While Joseph is rightly proud of her scoring prowess it’s how she made her teammates better that she remembers most fondly remembers. Joseph graduated with 628 assists, 50 more than White, and her 16 helpers on March 22, 1992 against Northern Illinois still stand as the school single-game record for assists in a game.
“A lot of people talk about the points that I scored, but the fact that I still am their all-time leader in assists says a lot, too,” she said. “That I wasn’t just a great scorer, that hopefully my teammates remember me as a great teammate, a playmaker that not only got shots for myself but was able to get shots for my teammates.”
Joseph hasn’t given much thought to what kind of reception she’ll get when she gets introduced, but still holds a special place in her heart for her alma mater and its faithful.
“It was a very special time,” she said. “I was fortunate to play with great players and coaches that allowed me to play the way that I played and found a way for us to be successful with that.
“Purdue fans are very educated as far as basketball,” she added. “They’re avid fans, they have a lot of longtime loyal supporters of that program.

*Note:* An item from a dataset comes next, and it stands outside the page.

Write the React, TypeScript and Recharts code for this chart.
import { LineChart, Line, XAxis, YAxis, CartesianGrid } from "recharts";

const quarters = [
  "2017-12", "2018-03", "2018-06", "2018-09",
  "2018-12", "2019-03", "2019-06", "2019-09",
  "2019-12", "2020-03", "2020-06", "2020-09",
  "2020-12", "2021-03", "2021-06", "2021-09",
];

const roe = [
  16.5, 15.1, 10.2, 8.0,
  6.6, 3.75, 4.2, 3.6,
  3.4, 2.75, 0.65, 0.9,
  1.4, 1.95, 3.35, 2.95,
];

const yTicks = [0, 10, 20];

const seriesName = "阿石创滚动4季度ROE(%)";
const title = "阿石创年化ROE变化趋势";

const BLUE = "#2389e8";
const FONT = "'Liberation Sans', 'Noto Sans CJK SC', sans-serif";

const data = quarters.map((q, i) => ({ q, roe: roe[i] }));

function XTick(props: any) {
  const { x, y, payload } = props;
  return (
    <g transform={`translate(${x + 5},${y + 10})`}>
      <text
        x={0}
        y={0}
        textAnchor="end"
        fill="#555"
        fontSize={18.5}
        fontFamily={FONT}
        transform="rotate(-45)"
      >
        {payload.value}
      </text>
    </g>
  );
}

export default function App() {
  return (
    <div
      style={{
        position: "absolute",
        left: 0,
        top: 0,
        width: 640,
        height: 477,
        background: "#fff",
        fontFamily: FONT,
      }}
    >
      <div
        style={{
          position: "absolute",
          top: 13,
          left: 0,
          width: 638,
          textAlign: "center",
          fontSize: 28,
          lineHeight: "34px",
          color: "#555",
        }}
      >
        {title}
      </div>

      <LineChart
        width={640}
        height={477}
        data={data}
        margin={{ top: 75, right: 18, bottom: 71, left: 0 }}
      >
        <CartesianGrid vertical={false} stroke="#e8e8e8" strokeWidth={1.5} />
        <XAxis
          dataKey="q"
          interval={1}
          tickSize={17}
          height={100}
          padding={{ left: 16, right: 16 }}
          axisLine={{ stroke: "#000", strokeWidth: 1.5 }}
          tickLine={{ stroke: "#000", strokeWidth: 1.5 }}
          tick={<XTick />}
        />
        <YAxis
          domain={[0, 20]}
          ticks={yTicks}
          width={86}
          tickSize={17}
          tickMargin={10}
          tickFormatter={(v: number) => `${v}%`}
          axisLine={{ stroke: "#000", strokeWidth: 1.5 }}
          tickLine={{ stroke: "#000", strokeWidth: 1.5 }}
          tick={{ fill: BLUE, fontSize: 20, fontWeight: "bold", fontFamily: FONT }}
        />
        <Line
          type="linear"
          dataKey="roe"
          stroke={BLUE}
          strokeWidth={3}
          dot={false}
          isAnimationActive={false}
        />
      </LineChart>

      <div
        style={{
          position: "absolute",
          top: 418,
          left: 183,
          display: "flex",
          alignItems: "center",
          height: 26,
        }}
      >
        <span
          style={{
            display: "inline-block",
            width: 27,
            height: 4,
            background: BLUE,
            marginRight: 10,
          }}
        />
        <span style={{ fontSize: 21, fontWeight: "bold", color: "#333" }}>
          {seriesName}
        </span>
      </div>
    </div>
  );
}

I think they’re appreciative of history, of the people that came before and really helped establish the Purdue program to the level that it’s at.”
Of course, that doesn’t mean she doesn’t want to send them home disappointed tonight and extend her perfect record in the ACC/Big Ten Challenge to 6-0.
“I think us and Maryland are the only two left that haven’t lost,” said Joseph. “But, you know what? Records are meant to be broken. What we’re going to do is play our best basketball and get better and have a great experience.”